- Work instructions:
Output every line of the material exactly, omitting images.

=== Given data ===

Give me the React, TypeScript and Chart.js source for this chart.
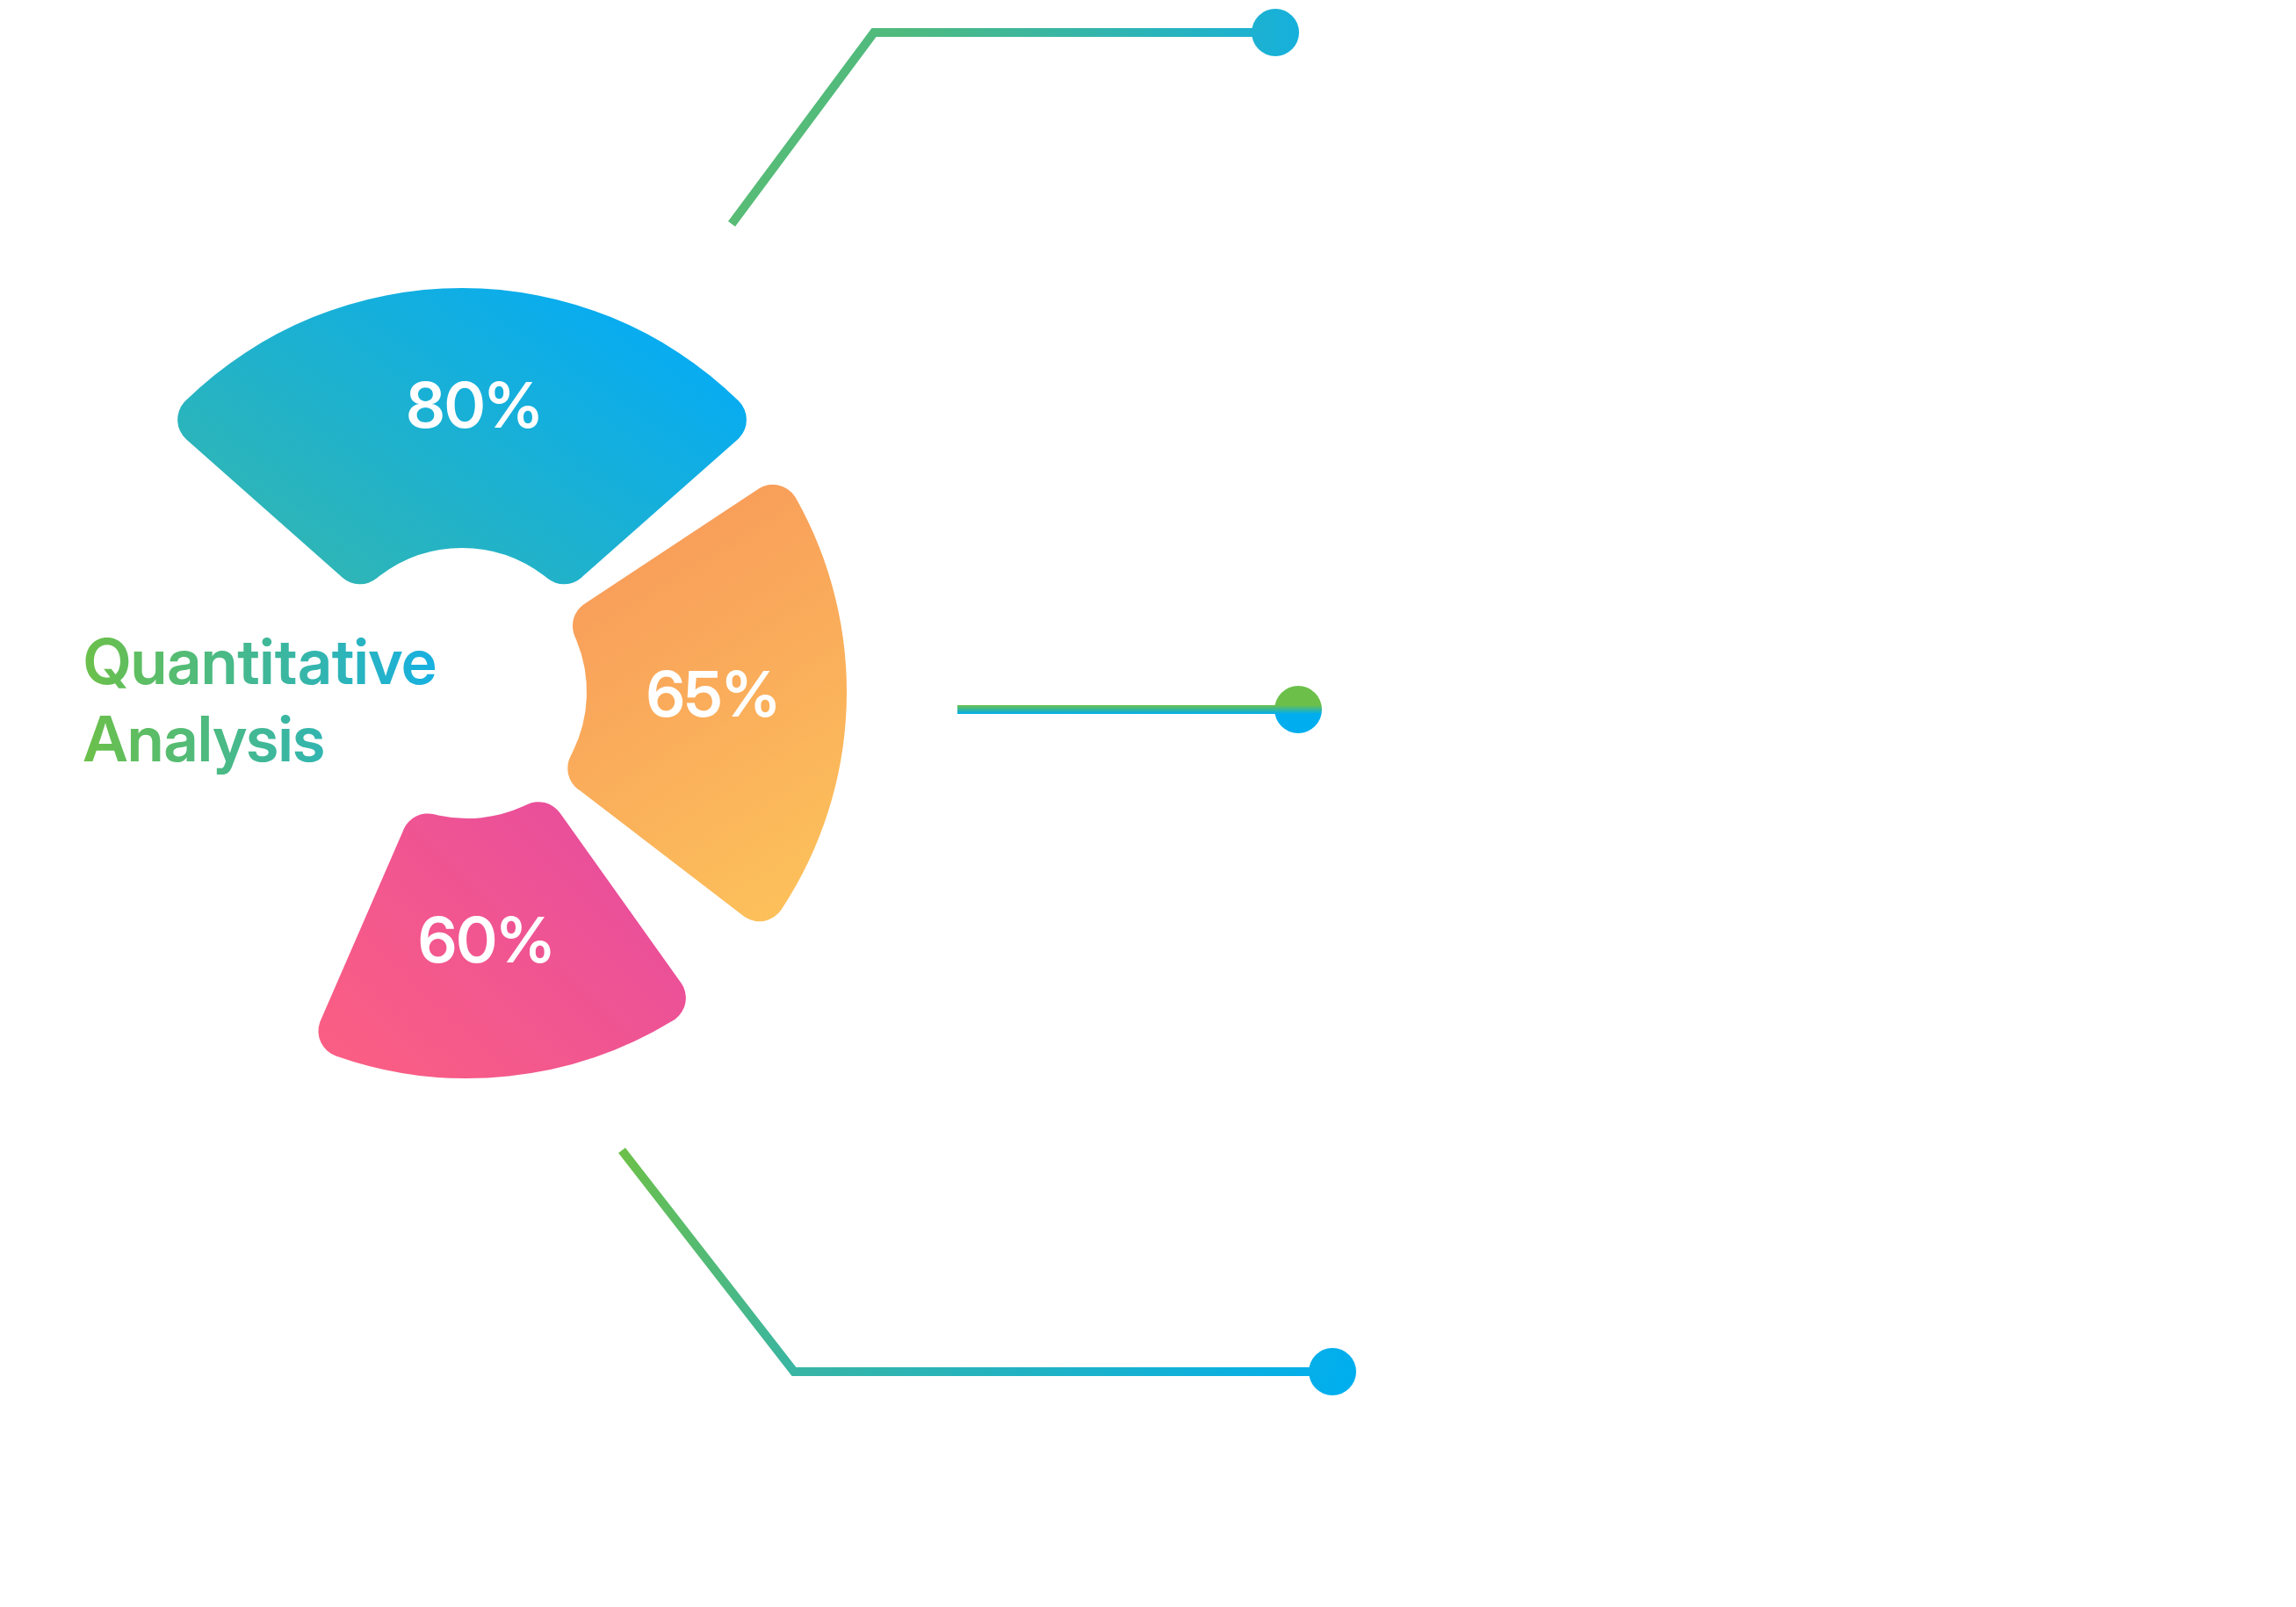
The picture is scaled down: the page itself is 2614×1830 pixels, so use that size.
import React, { useEffect, useRef } from 'react';
import { Chart, registerables } from 'chart.js';

Chart.register(...registerables);

// ---- data ----
const categories = ['Metric A', 'Metric B', 'Metric C'];
const percentValues = [80, 65, 60];
// angular size of each coloured sector, in degrees
const sectorSpans = [97, 71, 59];
// empty angle following each sector, in degrees
const gapSpans = [8, 17, 108];
const titleLines = ['Quantitative', 'Analysis'];

// ---- layout / style ----
const W = 2614;
const H = 1830;
const CX = 512;
const CY = 778;
const OUTER = 450;
const INNER = 154;
const START_ANGLE = -138.5; // screen degrees where the first sector starts
// small outward shift of each petal (pixels)
const petalShift = [
  { dx: 14, dy: 0 },
  { dx: 2, dy: 10 },
  { dx: 20, dy: 0 },
];
const labelNudge = [
  { dx: 14, dy: -11 },
  { dx: -4, dy: -4 },
  { dx: -10, dy: -4 },
];

const sectorColors = [
  { from: '#2DB5B8', to: '#08ACF0', g: [0.35, 1, 0.7, 0] },
  { from: '#F7945A', to: '#FDC55B', g: [0, 0, 1, 1] },
  { from: '#E64C9F', to: '#FA5E84', g: [0.85, 0, 0.15, 1] },
];

const ringData: number[] = [];
const ringLabels: string[] = [];
categories.forEach((c, i) => {
  ringData.push(sectorSpans[i], gapSpans[i]);
  ringLabels.push(c, '');
});

const toRad = (d: number) => (d * Math.PI) / 180;

function sectorGradient(chart: any, dataIndex: number) {
  if (dataIndex % 2 === 1) return 'rgba(0,0,0,0)';
  const k = dataIndex / 2;
  const ca = chart.chartArea;
  if (!ca) return sectorColors[k].from;
  const cx = (ca.left + ca.right) / 2 + petalShift[k].dx;
  const cy = (ca.top + ca.bottom) / 2 + petalShift[k].dy;
  let a0 = START_ANGLE;
  for (let i = 0; i < dataIndex; i++) a0 += ringData[i];
  const a1 = a0 + ringData[dataIndex];
  let minX = Infinity, minY = Infinity, maxX = -Infinity, maxY = -Infinity;
  for (let s = 0; s <= 40; s++) {
    const a = toRad(a0 + ((a1 - a0) * s) / 40);
    for (const r of [INNER, OUTER]) {
      const x = cx + Math.cos(a) * r;
      const y = cy + Math.sin(a) * r;
      minX = Math.min(minX, x); maxX = Math.max(maxX, x);
      minY = Math.min(minY, y); maxY = Math.max(maxY, y);
    }
  }
  const c = sectorColors[k];
  const w = maxX - minX;
  const h = maxY - minY;
  const g = chart.ctx.createLinearGradient(
    minX + c.g[0] * w, minY + c.g[1] * h, minX + c.g[2] * w, minY + c.g[3] * h
  );
  g.addColorStop(0, c.from);
  g.addColorStop(1, c.to);
  return g;
}

// leader lines: points relative to the ring centre
const leaders = [
  { pts: [[321, -523], [483, -741], [940, -741]], kind: 'top' },
  { pts: [[578, 30], [966, 30]], kind: 'mid' },
  { pts: [[196, 532], [392, 784], [1005, 784]], kind: 'bottom' },
];

const petalPlugin = {
  id: 'petalShift',
  afterDatasetsUpdate(chart: any) {
    const meta = chart.getDatasetMeta(0);
    const ca = chart.chartArea;
    const cx = (ca.left + ca.right) / 2;
    const cy = (ca.top + ca.bottom) / 2;
    petalShift.forEach((s, k) => {
      const arc = meta.data[k * 2];
      if (arc) {
        arc.x = cx + s.dx;
        arc.y = cy + s.dy;
      }
    });
  },
};

const overlayPlugin = {
  id: 'overlay',
  afterDatasetsDraw(chart: any) {
    const ctx: CanvasRenderingContext2D = chart.ctx;
    const ca = chart.chartArea;
    const cx = (ca.left + ca.right) / 2;
    const cy = (ca.top + ca.bottom) / 2;
    const meta = chart.getDatasetMeta(0);

    // percentage labels
    ctx.save();
    ctx.fillStyle = '#FFFFFF';
    ctx.font = '600 72px "Inter Display", Inter, sans-serif';
    ctx.textAlign = 'center';
    ctx.textBaseline = 'middle';
    percentValues.forEach((v, i) => {
      const arc = meta.data[i * 2];
      const p = arc.getCenterPoint();
      ctx.fillText(`${v}%`, p.x + labelNudge[i].dx, p.y + labelNudge[i].dy);
    });
    ctx.restore();

    // title
    ctx.save();
    ctx.font = '600 72px "Inter Display", Inter, sans-serif';
    ctx.textAlign = 'left';
    ctx.textBaseline = 'alphabetic';
    const tx = cx - 417;
    const tg = ctx.createLinearGradient(tx, 0, tx + 402, 0);
    tg.addColorStop(0, '#6CC04A');
    tg.addColorStop(1, '#16B0E2');
    ctx.fillStyle = tg;
    titleLines.forEach((t, i) => ctx.fillText(t, tx, cy + 1 + i * 88));
    ctx.restore();

    // leader lines
    leaders.forEach((ld) => {
      const pts = ld.pts.map(([x, y]) => [cx + x, cy + y]);
      const end = pts[pts.length - 1];
      let g: CanvasGradient;
      if (ld.kind === 'mid') {
        g = ctx.createLinearGradient(0, end[1] - 5, 0, end[1] + 5);
        g.addColorStop(0, '#6CC04A');
        g.addColorStop(1, '#00AEEF');
      } else if (ld.kind === 'top') {
        g = ctx.createLinearGradient(pts[0][0], 0, end[0] + 27, 0);
        g.addColorStop(0, '#58BC76');
        g.addColorStop(0.3, '#4FBA7E');
        g.addColorStop(1, '#16B0DC');
      } else {
        g = ctx.createLinearGradient(pts[0][0], pts[0][1], end[0] + 27, end[1]);
        g.addColorStop(0, '#6CC04A');
        g.addColorStop(0.3, '#38B5A4');
        g.addColorStop(1, '#00AEEF');
      }
      ctx.save();
      ctx.strokeStyle = g;
      ctx.fillStyle = g;
      ctx.lineWidth = 10;
      ctx.lineCap = 'butt';
      ctx.lineJoin = 'miter';
      ctx.beginPath();
      ctx.moveTo(pts[0][0], pts[0][1]);
      for (let i = 1; i < pts.length; i++) ctx.lineTo(pts[i][0], pts[i][1]);
      ctx.stroke();
      ctx.beginPath();
      ctx.arc(end[0], end[1], 27, 0, Math.PI * 2);
      ctx.fill();
      ctx.restore();
    });
  },
};

export default function App() {
  const ref = useRef<HTMLCanvasElement | null>(null);
  useEffect(() => {
    if (!ref.current) return;
    const chart = new Chart(ref.current, {
      type: 'doughnut',
      data: {
        labels: ringLabels,
        datasets: [
          {
            data: ringData,
            backgroundColor: (c: any) => sectorGradient(c.chart, c.dataIndex),
            borderWidth: 0,
            borderRadius: 30,
            hoverOffset: 0,
          },
        ],
      },
      options: {
        responsive: false,
        animation: false,
        devicePixelRatio: 1,
        events: [],
        rotation: START_ANGLE + 90,
        circumference: 360,
        radius: OUTER,
        cutout: `${(INNER / OUTER) * 100}%`,
        layout: {
          padding: { left: 0, top: 0, right: W - 2 * CX, bottom: H - 2 * CY },
        },
        plugins: {
          legend: { display: false },
          tooltip: { enabled: false },
          title: { display: false },
        },
      } as any,
      plugins: [petalPlugin, overlayPlugin],
    });
    return () => chart.destroy();
  }, []);
  return (
    <div style={{ position: 'absolute', left: 0, top: 0, width: W, height: H, background: '#fff' }}>
      <canvas ref={ref} width={W} height={H} style={{ width: W, height: H, display: 'block' }} />
    </div>
  );
}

===

- The reply:
Give me the React, TypeScript and Chart.js source for this chart.
The picture is scaled down: the page itself is 2614×1830 pixels, so use that size.
import React, { useEffect, useRef } from 'react';
import { Chart, registerables } from 'chart.js';

Chart.register(...registerables);

// ---- data ----
const categories = ['Metric A', 'Metric B', 'Metric C'];
const percentValues = [80, 65, 60];
// angular size of each coloured sector, in degrees
const sectorSpans = [97, 71, 59];
// empty angle following each sector, in degrees
const gapSpans = [8, 17, 108];
const titleLines = ['Quantitative', 'Analysis'];

// ---- layout / style ----
const W = 2614;
const H = 1830;
const CX = 512;
const CY = 778;
const OUTER = 450;
const INNER = 154;
const START_ANGLE = -138.5; // screen degrees where the first sector starts
// small outward shift of each petal (pixels)
const petalShift = [
  { dx: 14, dy: 0 },
  { dx: 2, dy: 10 },
  { dx: 20, dy: 0 },
];
const labelNudge = [
  { dx: 14, dy: -11 },
  { dx: -4, dy: -4 },
  { dx: -10, dy: -4 },
];

const sectorColors = [
  { from: '#2DB5B8', to: '#08ACF0', g: [0.35, 1, 0.7, 0] },
  { from: '#F7945A', to: '#FDC55B', g: [0, 0, 1, 1] },
  { from: '#E64C9F', to: '#FA5E84', g: [0.85, 0, 0.15, 1] },
];

const ringData: number[] = [];
const ringLabels: string[] = [];
categories.forEach((c, i) => {
  ringData.push(sectorSpans[i], gapSpans[i]);
  ringLabels.push(c, '');
});

const toRad = (d: number) => (d * Math.PI) / 180;

function sectorGradient(chart: any, dataIndex: number) {
  if (dataIndex % 2 === 1) return 'rgba(0,0,0,0)';
  const k = dataIndex / 2;
  const ca = chart.chartArea;
  if (!ca) return sectorColors[k].from;
  const cx = (ca.left + ca.right) / 2 + petalShift[k].dx;
  const cy = (ca.top + ca.bottom) / 2 + petalShift[k].dy;
  let a0 = START_ANGLE;
  for (let i = 0; i < dataIndex; i++) a0 += ringData[i];
  const a1 = a0 + ringData[dataIndex];
  let minX = Infinity, minY = Infinity, maxX = -Infinity, maxY = -Infinity;
  for (let s = 0; s <= 40; s++) {
    const a = toRad(a0 + ((a1 - a0) * s) / 40);
    for (const r of [INNER, OUTER]) {
      const x = cx + Math.cos(a) * r;
      const y = cy + Math.sin(a) * r;
      minX = Math.min(minX, x); maxX = Math.max(maxX, x);
      minY = Math.min(minY, y); maxY = Math.max(maxY, y);
    }
  }
  const c = sectorColors[k];
  const w = maxX - minX;
  const h = maxY - minY;
  const g = chart.ctx.createLinearGradient(
    minX + c.g[0] * w, minY + c.g[1] * h, minX + c.g[2] * w, minY + c.g[3] * h
  );
  g.addColorStop(0, c.from);
  g.addColorStop(1, c.to);
  return g;
}

// leader lines: points relative to the ring centre
const leaders = [
  { pts: [[321, -523], [483, -741], [940, -741]], kind: 'top' },
  { pts: [[578, 30], [966, 30]], kind: 'mid' },
  { pts: [[196, 532], [392, 784], [1005, 784]], kind: 'bottom' },
];

const petalPlugin = {
  id: 'petalShift',
  afterDatasetsUpdate(chart: any) {
    const meta = chart.getDatasetMeta(0);
    const ca = chart.chartArea;
    const cx = (ca.left + ca.right) / 2;
    const cy = (ca.top + ca.bottom) / 2;
    petalShift.forEach((s, k) => {
      const arc = meta.data[k * 2];
      if (arc) {
        arc.x = cx + s.dx;
        arc.y = cy + s.dy;
      }
    });
  },
};

const overlayPlugin = {
  id: 'overlay',
  afterDatasetsDraw(chart: any) {
    const ctx: CanvasRenderingContext2D = chart.ctx;
    const ca = chart.chartArea;
    const cx = (ca.left + ca.right) / 2;
    const cy = (ca.top + ca.bottom) / 2;
    const meta = chart.getDatasetMeta(0);

    // percentage labels
    ctx.save();
    ctx.fillStyle = '#FFFFFF';
    ctx.font = '600 72px "Inter Display", Inter, sans-serif';
    ctx.textAlign = 'center';
    ctx.textBaseline = 'middle';
    percentValues.forEach((v, i) => {
      const arc = meta.data[i * 2];
      const p = arc.getCenterPoint();
      ctx.fillText(`${v}%`, p.x + labelNudge[i].dx, p.y + labelNudge[i].dy);
    });
    ctx.restore();

    // title
    ctx.save();
    ctx.font = '600 72px "Inter Display", Inter, sans-serif';
    ctx.textAlign = 'left';
    ctx.textBaseline = 'alphabetic';
    const tx = cx - 417;
    const tg = ctx.createLinearGradient(tx, 0, tx + 402, 0);
    tg.addColorStop(0, '#6CC04A');
    tg.addColorStop(1, '#16B0E2');
    ctx.fillStyle = tg;
    titleLines.forEach((t, i) => ctx.fillText(t, tx, cy + 1 + i * 88));
    ctx.restore();

    // leader lines
    leaders.forEach((ld) => {
      const pts = ld.pts.map(([x, y]) => [cx + x, cy + y]);
      const end = pts[pts.length - 1];
      let g: CanvasGradient;
      if (ld.kind === 'mid') {
        g = ctx.createLinearGradient(0, end[1] - 5, 0, end[1] + 5);
        g.addColorStop(0, '#6CC04A');
        g.addColorStop(1, '#00AEEF');
      } else if (ld.kind === 'top') {
        g = ctx.createLinearGradient(pts[0][0], 0, end[0] + 27, 0);
        g.addColorStop(0, '#58BC76');
        g.addColorStop(0.3, '#4FBA7E');
        g.addColorStop(1, '#16B0DC');
      } else {
        g = ctx.createLinearGradient(pts[0][0], pts[0][1], end[0] + 27, end[1]);
        g.addColorStop(0, '#6CC04A');
        g.addColorStop(0.3, '#38B5A4');
        g.addColorStop(1, '#00AEEF');
      }
      ctx.save();
      ctx.strokeStyle = g;
      ctx.fillStyle = g;
      ctx.lineWidth = 10;
      ctx.lineCap = 'butt';
      ctx.lineJoin = 'miter';
      ctx.beginPath();
      ctx.moveTo(pts[0][0], pts[0][1]);
      for (let i = 1; i < pts.length; i++) ctx.lineTo(pts[i][0], pts[i][1]);
      ctx.stroke();
      ctx.beginPath();
      ctx.arc(end[0], end[1], 27, 0, Math.PI * 2);
      ctx.fill();
      ctx.restore();
    });
  },
};

export default function App() {
  const ref = useRef<HTMLCanvasElement | null>(null);
  useEffect(() => {
    if (!ref.current) return;
    const chart = new Chart(ref.current, {
      type: 'doughnut',
      data: {
        labels: ringLabels,
        datasets: [
          {
            data: ringData,
            backgroundColor: (c: any) => sectorGradient(c.chart, c.dataIndex),
            borderWidth: 0,
            borderRadius: 30,
            hoverOffset: 0,
          },
        ],
      },
      options: {
        responsive: false,
        animation: false,
        devicePixelRatio: 1,
        events: [],
        rotation: START_ANGLE + 90,
        circumference: 360,
        radius: OUTER,
        cutout: `${(INNER / OUTER) * 100}%`,
        layout: {
          padding: { left: 0, top: 0, right: W - 2 * CX, bottom: H - 2 * CY },
        },
        plugins: {
          legend: { display: false },
          tooltip: { enabled: false },
          title: { display: false },
        },
      } as any,
      plugins: [petalPlugin, overlayPlugin],
    });
    return () => chart.destroy();
  }, []);
  return (
    <div style={{ position: 'absolute', left: 0, top: 0, width: W, height: H, background: '#fff' }}>
      <canvas ref={ref} width={W} height={H} style={{ width: W, height: H, display: 'block' }} />
    </div>
  );
}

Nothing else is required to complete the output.